Problem description:
Repeat the listing exactly as given, omitting every image.

Given information:
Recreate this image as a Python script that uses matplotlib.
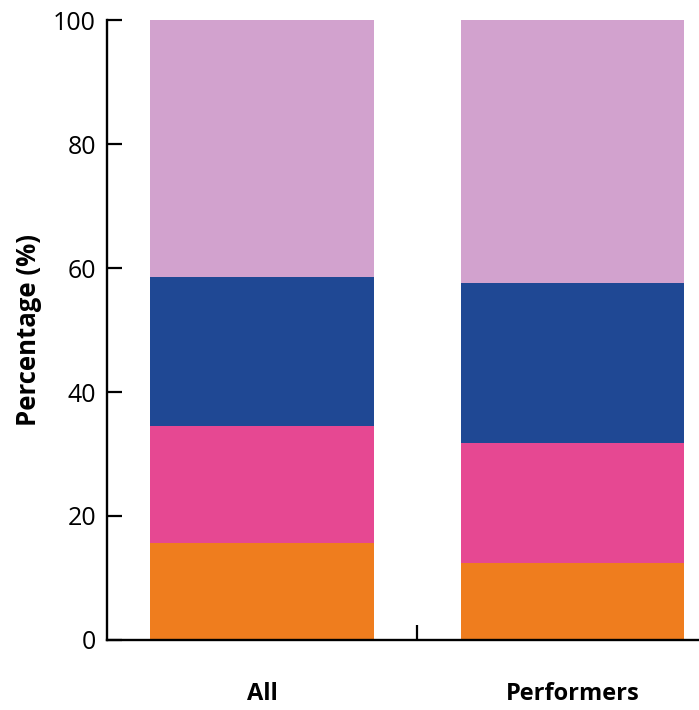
import numpy as np
import matplotlib.pyplot as plt
from matplotlib.ticker import FixedLocator

plt.rcParams['font.family'] = ['Open Sans', 'DejaVu Sans']

# categories and stacked segment shares (%)
categories = ['All', 'Performers']
seg1 = [15.7, 12.4]   # orange
seg2 = [18.8, 19.3]   # pink
seg3 = [24.0, 25.9]   # blue
seg4 = [41.5, 42.4]   # lilac
colors = ['#EF7D1E', '#E64892', '#1F4894', '#D2A2CE']

fig = plt.figure(figsize=(6.99, 7.10), dpi=100)
ax = fig.add_axes([0.1531, 0.0986, 0.8877, 0.8732])

x = np.arange(len(categories))
bottom = np.zeros(len(categories))
for seg, c in zip([seg1, seg2, seg3, seg4], colors):
    ax.bar(x, seg, width=0.72, bottom=bottom, color=c, linewidth=0)
    bottom += np.array(seg)

ax.set_xlim(-0.5, 1.5)
ax.set_ylim(0, 100)
ax.set_yticks([0, 20, 40, 60, 80, 100])
ax.set_xticks(x)
ax.set_xticklabels(categories, fontweight='bold', fontsize=17)
ax.xaxis.set_minor_locator(FixedLocator([0.5]))

ax.tick_params(axis='y', direction='in', length=11, width=1.6, labelsize=18, pad=8)
ax.tick_params(axis='x', which='major', length=0, pad=30)
ax.tick_params(axis='x', which='minor', direction='in', length=11, width=1.6)

ax.set_ylabel('Percentage (%)', fontweight='bold', fontsize=18.5, labelpad=8)

for s in ['top', 'right']:
    ax.spines[s].set_visible(False)
for s in ['left', 'bottom']:
    ax.spines[s].set_linewidth(1.7)

fig.savefig('out.png', dpi=100)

Solution to this exercise:
Recreate this image as a Python script that uses matplotlib.
import numpy as np
import matplotlib.pyplot as plt
from matplotlib.ticker import FixedLocator

plt.rcParams['font.family'] = ['Open Sans', 'DejaVu Sans']

# categories and stacked segment shares (%)
categories = ['All', 'Performers']
seg1 = [15.7, 12.4]   # orange
seg2 = [18.8, 19.3]   # pink
seg3 = [24.0, 25.9]   # blue
seg4 = [41.5, 42.4]   # lilac
colors = ['#EF7D1E', '#E64892', '#1F4894', '#D2A2CE']

fig = plt.figure(figsize=(6.99, 7.10), dpi=100)
ax = fig.add_axes([0.1531, 0.0986, 0.8877, 0.8732])

x = np.arange(len(categories))
bottom = np.zeros(len(categories))
for seg, c in zip([seg1, seg2, seg3, seg4], colors):
    ax.bar(x, seg, width=0.72, bottom=bottom, color=c, linewidth=0)
    bottom += np.array(seg)

ax.set_xlim(-0.5, 1.5)
ax.set_ylim(0, 100)
ax.set_yticks([0, 20, 40, 60, 80, 100])
ax.set_xticks(x)
ax.set_xticklabels(categories, fontweight='bold', fontsize=17)
ax.xaxis.set_minor_locator(FixedLocator([0.5]))

ax.tick_params(axis='y', direction='in', length=11, width=1.6, labelsize=18, pad=8)
ax.tick_params(axis='x', which='major', length=0, pad=30)
ax.tick_params(axis='x', which='minor', direction='in', length=11, width=1.6)

ax.set_ylabel('Percentage (%)', fontweight='bold', fontsize=18.5, labelpad=8)

for s in ['top', 'right']:
    ax.spines[s].set_visible(False)
for s in ['left', 'bottom']:
    ax.spines[s].set_linewidth(1.7)

fig.savefig('out.png', dpi=100)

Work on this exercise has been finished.